I could be dripping or at least frosted in diamonds and rubies as we speak if not for some jealous spats back in the days of yore. 

Bloody hell.

To show I'm not bitter about the whole situation and in honour of the impending birth, I made a cake. 

This is the same cake (with my own twist of course) that was served to Prince William at his birthday parties when he was a lad and also served as his Groom's Cake when he married Kate. 

It's simple. It's no bake. It's delicious. 

Almost as delicious as the 40-carat diamond tiara that should be on my head. 



For the cake:

4 tablespoons unsalted butter, at room temperature
½ cup extra fine granulated sugar 
8 ounces dark chocolate, chopped (I used both milk and dark)
1 large egg
8 ounces Rich Tea biscuits, broken into bite-sized pieces 
¼ cup raisins
¼ cup hazelnuts, chopped

For the ganache frosting:

8 ounces dark chocolate, chopped
¼ cup heavy cream
2 tablespoons unsalted butter, at room temperature

Lightly grease a small (6 or 7-inch) cake ring or springform pan with butter or a non-stick spray that has a flour base in it. Cut a piece of parchment paper to match that of the bottom.

Break the biscuits into bite-size pieces; set aside. 

Melt chocolate using a a double boiler method. Once melted, remove pan from heat and add the butter and sugar, stirring constantly. Add the egg; continue stirring. 

Fold in broken biscuits, raisins, and hazelnuts until they are all completely coated. 

Spoon mixture into the prepared pan and refrigerate for at least 2-3 hours.
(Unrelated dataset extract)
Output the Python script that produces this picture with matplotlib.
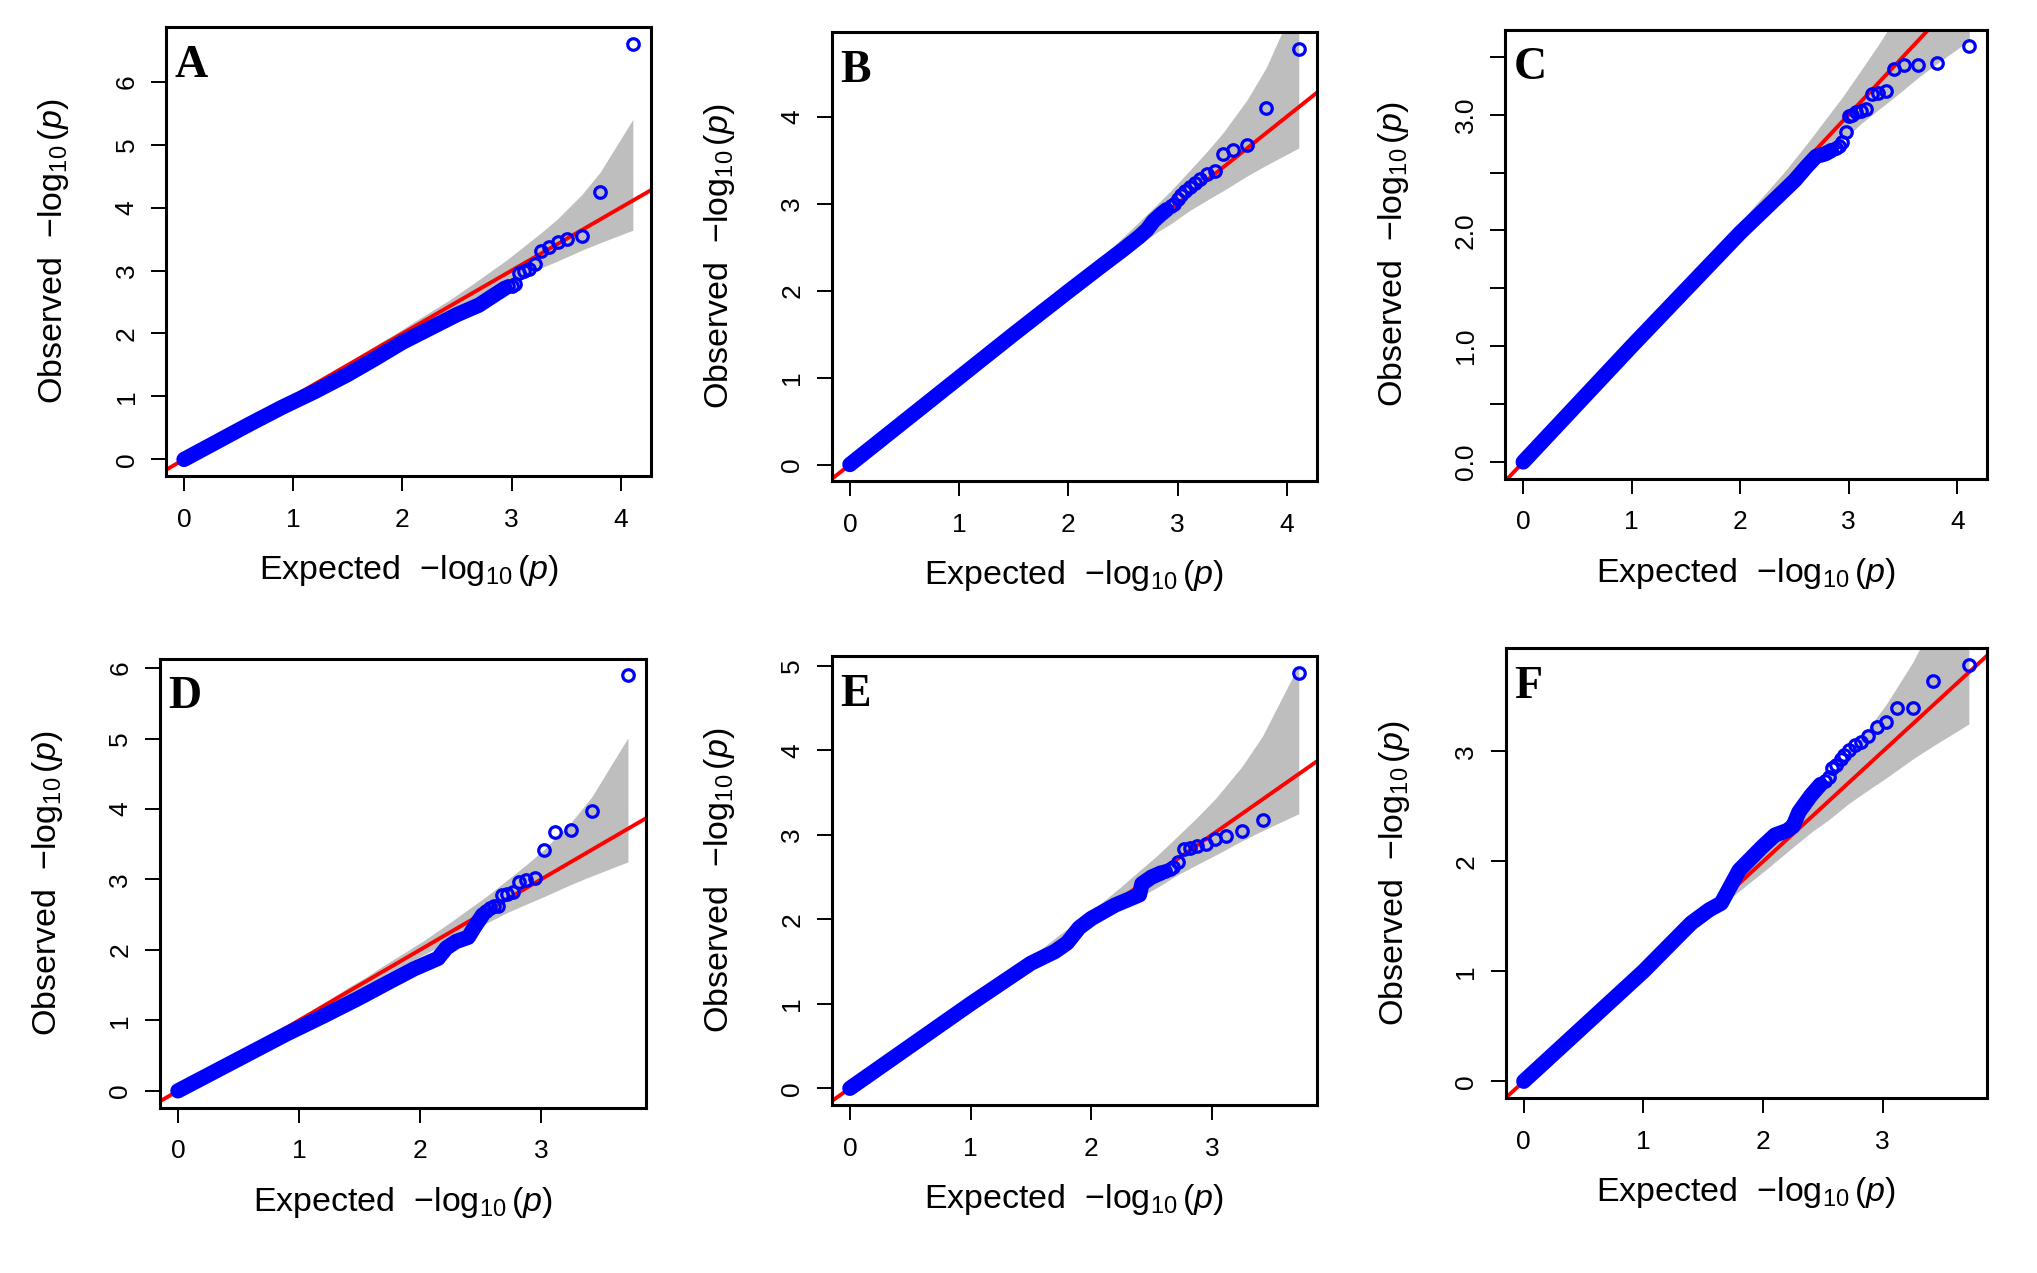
import matplotlib.pyplot as plt
import numpy as np

plt.rcParams['font.family'] = 'Liberation Sans'
plt.rcParams['mathtext.fontset'] = 'custom'
plt.rcParams['mathtext.rm'] = 'Liberation Sans'
plt.rcParams['mathtext.it'] = 'Liberation Sans:italic'

# expected -log10(p) of the top-ranked points (top row ~13000 tests, bottom row ~5300)
exp_tail_top = [4.11, 3.81, 3.64, 3.51, 3.42, 3.34, 3.27, 3.21, 3.16, 3.11, 3.07, 3.03, 3.00, 2.97, 2.94, 2.91, 2.88]
exp_tail_bottom = [3.72, 3.42, 3.25, 3.12, 3.03, 2.95, 2.88, 2.82, 2.77, 2.72, 2.68, 2.65, 2.61, 2.58, 2.55, 2.52]

# confidence band (grey)
band_top_x = [1.11, 1.42, 1.81, 1.94, 2.11, 2.27, 2.42, 2.64, 2.81, 2.94, 3.11, 3.27, 3.42, 3.64, 3.81, 4.11]
band_top_hi = [1.14, 1.45, 1.87, 2.00, 2.19, 2.36, 2.52, 2.78, 2.99, 3.15, 3.38, 3.60, 3.82, 4.20, 4.56, 5.40]
band_top_lo = [1.09, 1.38, 1.76, 1.88, 2.05, 2.19, 2.32, 2.52, 2.67, 2.77, 2.92, 3.04, 3.15, 3.32, 3.44, 3.64]
band_bot_x = [0.72, 1.03, 1.42, 1.55, 1.72, 1.88, 2.03, 2.25, 2.42, 2.55, 2.72, 2.88, 3.03, 3.25, 3.42, 3.72]
band_bot_hi = [0.75, 1.06, 1.48, 1.61, 1.80, 1.97, 2.13, 2.39, 2.60, 2.76, 2.99, 3.21, 3.43, 3.81, 4.17, 5.01]
band_bot_lo = [0.70, 0.99, 1.37, 1.49, 1.66, 1.80, 1.93, 2.13, 2.28, 2.38, 2.53, 2.65, 2.76, 2.93, 3.05, 3.25]

# observed -log10(p): dense part (traced) and the separate top points
a_dense_x = [0, 0.3, 0.6, 0.9, 1.2, 1.5, 1.75, 2.0, 2.25, 2.5, 2.7, 2.85, 2.94]
a_dense_y = [0, 0.28, 0.56, 0.83, 1.08, 1.35, 1.60, 1.86, 2.08, 2.30, 2.45, 2.62, 2.72]
a_tail = [6.60, 4.24, 3.55, 3.50, 3.45, 3.37, 3.31, 3.10, 3.02, 2.99, 2.96, 2.78, 2.76, 2.75]

b_dense_x = [0, 0.5, 1.0, 1.5, 2.0, 2.3, 2.5, 2.65, 2.72, 2.78, 2.85, 2.90]
b_dense_y = [0, 0.5, 1.0, 1.5, 1.99, 2.28, 2.47, 2.62, 2.70, 2.80, 2.88, 2.93]
b_tail = [4.78, 4.10, 3.67, 3.62, 3.57, 3.37, 3.34, 3.28, 3.24, 3.19, 3.14, 3.10, 3.05, 3.00, 2.97]

c_dense_x = [0, 0.5, 1.0, 1.5, 2.0, 2.3, 2.5, 2.62, 2.7, 2.78, 2.84]
c_dense_y = [0, 0.5, 1.0, 1.49, 1.98, 2.25, 2.43, 2.56, 2.64, 2.66, 2.69]
c_tail = [3.59, 3.45, 3.43, 3.43, 3.39, 3.20, 3.19, 3.18, 3.05, 3.03, 3.02, 3.00, 2.99, 2.85, 2.76, 2.73, 2.71]

d_dense_x = [0, 0.3, 0.6, 0.9, 1.2, 1.5, 1.75, 1.95, 2.15, 2.22, 2.3, 2.4, 2.45, 2.52]
d_dense_y = [0, 0.27, 0.54, 0.81, 1.06, 1.32, 1.55, 1.73, 1.88, 2.03, 2.12, 2.18, 2.32, 2.50]
d_tail = [5.90, 3.97, 3.70, 3.68, 3.42, 3.02, 2.99, 2.96, 2.82, 2.80, 2.78, 2.63, 2.62, 2.60, 2.55]

e_dense_x = [0, 0.5, 1.0, 1.5, 1.7, 1.8, 1.9, 2.0, 2.2, 2.4, 2.42, 2.5, 2.58]
e_dense_y = [0, 0.5, 1.0, 1.48, 1.62, 1.72, 1.90, 2.01, 2.17, 2.29, 2.42, 2.50, 2.55]
e_tail = [4.92, 3.17, 3.04, 2.99, 2.95, 2.89, 2.87, 2.85, 2.83, 2.68, 2.62, 2.59, 2.57]

f_dense_x = [0, 0.5, 1.0, 1.2, 1.4, 1.55, 1.65, 1.72, 1.8, 1.9, 2.0, 2.1, 2.2, 2.25, 2.3, 2.4, 2.48]
f_dense_y = [0, 0.5, 1.0, 1.22, 1.44, 1.56, 1.62, 1.76, 1.92, 2.03, 2.14, 2.24, 2.28, 2.32, 2.45, 2.60, 2.70]
f_tail = [3.79, 3.64, 3.40, 3.40, 3.27, 3.22, 3.14, 3.09, 3.06, 3.01, 2.97, 2.93, 2.88, 2.85, 2.77, 2.73]

letters = ['A', 'B', 'C', 'D', 'E', 'F']
x_ticks_top = [0, 1, 2, 3, 4]
x_ticks_bottom = [0, 1, 2, 3]
y_ticks_a = [0, 1, 2, 3, 4, 5, 6]
y_ticks_b = [0, 1, 2, 3, 4]
y_ticks_c = [0, 0.5, 1.0, 1.5, 2.0, 2.5, 3.0, 3.5]
y_labels_c = ['0.0', '', '1.0', '', '2.0', '', '3.0', '']
y_ticks_d = [0, 1, 2, 3, 4, 5, 6]
y_ticks_e = [0, 1, 2, 3, 4, 5]
y_ticks_f = [0, 1, 2, 3]

panels = [
    (a_dense_x, a_dense_y, exp_tail_top, a_tail, 'top', x_ticks_top, y_ticks_a, None),
    (b_dense_x, b_dense_y, exp_tail_top, b_tail, 'top', x_ticks_top, y_ticks_b, None),
    (c_dense_x, c_dense_y, exp_tail_top, c_tail, 'top', x_ticks_top, y_ticks_c, y_labels_c),
    (d_dense_x, d_dense_y, exp_tail_bottom, d_tail, 'bot', x_ticks_bottom, y_ticks_d, None),
    (e_dense_x, e_dense_y, exp_tail_bottom, e_tail, 'bot', x_ticks_bottom, y_ticks_e, None),
    (f_dense_x, f_dense_y, exp_tail_bottom, f_tail, 'bot', x_ticks_bottom, y_ticks_f, None),
]

# axes boxes [left, bottom, width, height] in figure fraction
positions = [
    [0.0815, 0.626, 0.2380, 0.3527],
    [0.4084, 0.622, 0.2380, 0.3527],
    [0.7390, 0.624, 0.2365, 0.3527],
    [0.0785, 0.130, 0.2386, 0.3527],
    [0.4084, 0.132, 0.2380, 0.3527],
    [0.7393, 0.1375, 0.2360, 0.3535],
]

fig = plt.figure(figsize=(20.37, 12.73), dpi=100)

for i, (dx, dy, tx_all, ty, row, xt, yt, ylab) in enumerate(panels):
    ax = fig.add_axes(positions[i])
    tx = tx_all[:len(ty)]

    if row == 'top':
        ax.fill_between(band_top_x, band_top_lo, band_top_hi, color='#bebebe', lw=0, zorder=1)
    else:
        ax.fill_between(band_bot_x, band_bot_lo, band_bot_hi, color='#bebebe', lw=0, zorder=1)

    ax.axline((0, 0), slope=1, color='red', lw=2.8, zorder=2)
    ax.plot(dx, dy, color='blue', lw=11, solid_capstyle='round', solid_joinstyle='round', zorder=3)
    ax.plot(tx, ty, 'o', mfc='none', mec='blue', ms=8.3, mew=2.3, zorder=4)

    # R style 4% padding around the data range
    xs = list(dx) + list(tx)
    ys = list(dy) + list(ty)
    xr = max(xs) - min(xs)
    yr = max(ys) - min(ys)
    ax.set_xlim(min(xs) - 0.04 * xr, max(xs) + 0.04 * xr)
    ax.set_ylim(min(ys) - 0.04 * yr, max(ys) + 0.04 * yr)

    ax.set_xticks(xt)
    if ylab is None:
        ax.set_yticks(yt, [str(v) for v in yt], rotation=90, va='center')
    else:
        ax.set_yticks(yt, ylab, rotation=90, va='center')

    ax.tick_params(axis='both', length=10.8, width=1.4, labelsize=19, direction='out')
    ax.tick_params(axis='x', pad=12)
    ax.tick_params(axis='y', pad=9)
    for sp in ax.spines.values():
        sp.set_linewidth(2.2)

    ax.set_xlabel(r'Expected  $-\log_{10}(\mathit{p})$', fontsize=24.5)
    ax.set_ylabel(r'Observed  $-\log_{10}(\mathit{p})$', fontsize=24.5)
    ax.xaxis.set_label_coords(0.5, -0.172)
    ax.yaxis.set_label_coords(-0.195, 0.5)

    ax.text(0.018, 0.889, letters[i], transform=ax.transAxes, fontsize=33,
            fontweight='bold', family='Liberation Serif', ha='left', va='baseline', zorder=5)

fig.savefig('out.png', dpi=100)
Remove the cake from the refrigerator and let it stand for a couple minutes. Run a butter knife around the perimeter of cake and flip over onto wire rack. Remove ring and parchment paper. 

To make ganache:

Place butter and heavy cream in a saucepan and bring to a bubbling simmer. Pour over chocolate and stir until smooth and creamy. Allow to cool for about 10 minutes. 
Using an offset spatula, apply ganache frosting to top and sides of cake. Allow the frosting to set at room temperature. 

Carefully run a knife around the bottom of the cake where it may have stuck to the cooling rack and transfer the cake to a serving dish. 
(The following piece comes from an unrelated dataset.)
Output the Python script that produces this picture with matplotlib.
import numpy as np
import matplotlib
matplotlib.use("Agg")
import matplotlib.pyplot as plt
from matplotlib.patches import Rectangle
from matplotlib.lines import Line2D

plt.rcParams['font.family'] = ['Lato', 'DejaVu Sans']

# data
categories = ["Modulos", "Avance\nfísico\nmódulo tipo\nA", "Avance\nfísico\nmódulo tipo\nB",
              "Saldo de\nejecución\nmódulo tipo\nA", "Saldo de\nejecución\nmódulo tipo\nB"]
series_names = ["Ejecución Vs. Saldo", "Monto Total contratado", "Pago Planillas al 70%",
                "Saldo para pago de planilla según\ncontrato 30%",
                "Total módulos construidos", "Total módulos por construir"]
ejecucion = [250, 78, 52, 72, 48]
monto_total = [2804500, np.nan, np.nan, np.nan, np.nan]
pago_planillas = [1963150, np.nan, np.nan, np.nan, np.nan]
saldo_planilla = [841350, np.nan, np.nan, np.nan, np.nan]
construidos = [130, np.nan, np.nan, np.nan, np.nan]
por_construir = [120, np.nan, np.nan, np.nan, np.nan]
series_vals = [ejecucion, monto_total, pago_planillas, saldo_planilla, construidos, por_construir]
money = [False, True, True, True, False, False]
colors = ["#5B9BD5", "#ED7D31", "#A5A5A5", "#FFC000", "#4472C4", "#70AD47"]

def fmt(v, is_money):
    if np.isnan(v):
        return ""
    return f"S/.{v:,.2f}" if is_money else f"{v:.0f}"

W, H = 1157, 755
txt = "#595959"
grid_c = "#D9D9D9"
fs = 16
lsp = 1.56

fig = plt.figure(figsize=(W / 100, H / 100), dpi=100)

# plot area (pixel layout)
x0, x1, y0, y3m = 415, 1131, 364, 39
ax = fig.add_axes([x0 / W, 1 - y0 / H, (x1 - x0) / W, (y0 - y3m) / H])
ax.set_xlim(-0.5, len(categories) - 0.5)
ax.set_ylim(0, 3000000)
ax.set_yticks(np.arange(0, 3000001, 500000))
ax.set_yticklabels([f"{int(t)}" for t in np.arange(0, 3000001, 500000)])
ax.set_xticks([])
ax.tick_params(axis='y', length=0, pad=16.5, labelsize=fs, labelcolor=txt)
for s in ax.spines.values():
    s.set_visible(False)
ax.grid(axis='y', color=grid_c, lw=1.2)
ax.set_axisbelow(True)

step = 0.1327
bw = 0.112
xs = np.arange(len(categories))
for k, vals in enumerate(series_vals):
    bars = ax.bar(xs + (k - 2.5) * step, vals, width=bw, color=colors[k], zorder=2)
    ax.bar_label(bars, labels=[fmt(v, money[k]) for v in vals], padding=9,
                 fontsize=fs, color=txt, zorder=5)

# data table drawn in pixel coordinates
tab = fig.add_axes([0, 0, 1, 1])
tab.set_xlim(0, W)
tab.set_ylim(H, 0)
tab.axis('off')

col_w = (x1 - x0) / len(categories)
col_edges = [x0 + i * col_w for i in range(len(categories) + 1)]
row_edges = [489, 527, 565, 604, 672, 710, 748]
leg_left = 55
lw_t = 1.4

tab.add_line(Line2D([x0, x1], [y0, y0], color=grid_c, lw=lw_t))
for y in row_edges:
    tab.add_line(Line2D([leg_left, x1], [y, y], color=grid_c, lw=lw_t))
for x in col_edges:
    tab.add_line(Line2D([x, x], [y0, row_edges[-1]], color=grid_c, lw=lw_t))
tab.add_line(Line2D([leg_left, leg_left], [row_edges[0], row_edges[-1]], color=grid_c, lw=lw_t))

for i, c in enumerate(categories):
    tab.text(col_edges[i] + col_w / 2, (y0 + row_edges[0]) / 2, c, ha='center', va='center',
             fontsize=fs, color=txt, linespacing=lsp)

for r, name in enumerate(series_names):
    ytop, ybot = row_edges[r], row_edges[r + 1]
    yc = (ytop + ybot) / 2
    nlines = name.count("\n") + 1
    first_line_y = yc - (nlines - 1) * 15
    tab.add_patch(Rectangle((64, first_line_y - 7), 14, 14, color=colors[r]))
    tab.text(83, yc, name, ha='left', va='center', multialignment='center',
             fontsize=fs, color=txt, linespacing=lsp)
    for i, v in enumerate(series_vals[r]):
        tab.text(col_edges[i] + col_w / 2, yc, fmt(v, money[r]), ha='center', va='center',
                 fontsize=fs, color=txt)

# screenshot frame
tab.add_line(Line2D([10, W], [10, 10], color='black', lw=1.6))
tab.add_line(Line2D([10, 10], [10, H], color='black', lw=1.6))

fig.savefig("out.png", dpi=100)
  1. This looks delicious! Love that it's no-bake too! :)

  2. GIRLFRIEND. I feel your pain. My great grandpa was associated with the mob and if he hadn't left I could be a mafia princess.

    Totally the same thing as your whole royalty business, yeah? :P

    I can't wait for that lil royal baby and I can't wait to eat a big ole slice of this cake!!

    1. NO WAY! I love to hear ancestry and what could have been. Can you imagine if the lineage stayed as is?

  3. I loved hearing about your lineage, how interesting! The only thing I'll be waiting for is this cake to set so I can eat some!

    1. Ancestry is crazy, isn't it? That is the one downfall with this cake. It needs to chill faster! Thanks Kat! XO

  4. The cake looks delicious, your majesty, errr, Jenny. If it makes you feel better, apparently I have Russian princess blood running through my veins. Or else a great-aunt with an active imagination. :)

    1. Thanks Renee! I think I have one of those relatives as well. Both my Mom & Dad's side offer up some fabulous history with wealth and triumph, yet I don't know what went wrong because I ain't dripping in any jewels, gems or cash bonds. Ha! XO

  5. Love, love LOVE the story behind this! We (on our Father's side of the family) SUPPOSEDLY are related to some king or such other somewhere in Europe, either that, or my cousins like to tell stories, haha! According to my dad, we have Spanish and French blood somewhere down the line, so it's somewhat believable. ANYWAY, this cake of yours looks FANTASTIC and I may just have to try making it soon! You deserve a 40-carat diamond tiara just for making this! ;)

    1. Thank you Diana! History is crazy, isn't it? I do deserve a diamond tiara. Or necklace. Or bracelet. Heck, I'd even settle for a diamond dust keychain. :P XO

  6. Stopping by to let you know I am featuring you tomorrow on Made in a Day! Thanks so much for linking up and sharing such amazing inspiration!

    1. KIM! You're such a rock star! Thank you so much for that! You deserve a tiara too. XO

  7. Oh my gosh this looks soooo good. Love it!


    1. Thanks Emily! Yeah, we polished it off before the royal baby arrived. Treats like this don't last long in this house. Thanks for stopping by! XO

  8. Where is that mug from? I LOVE it.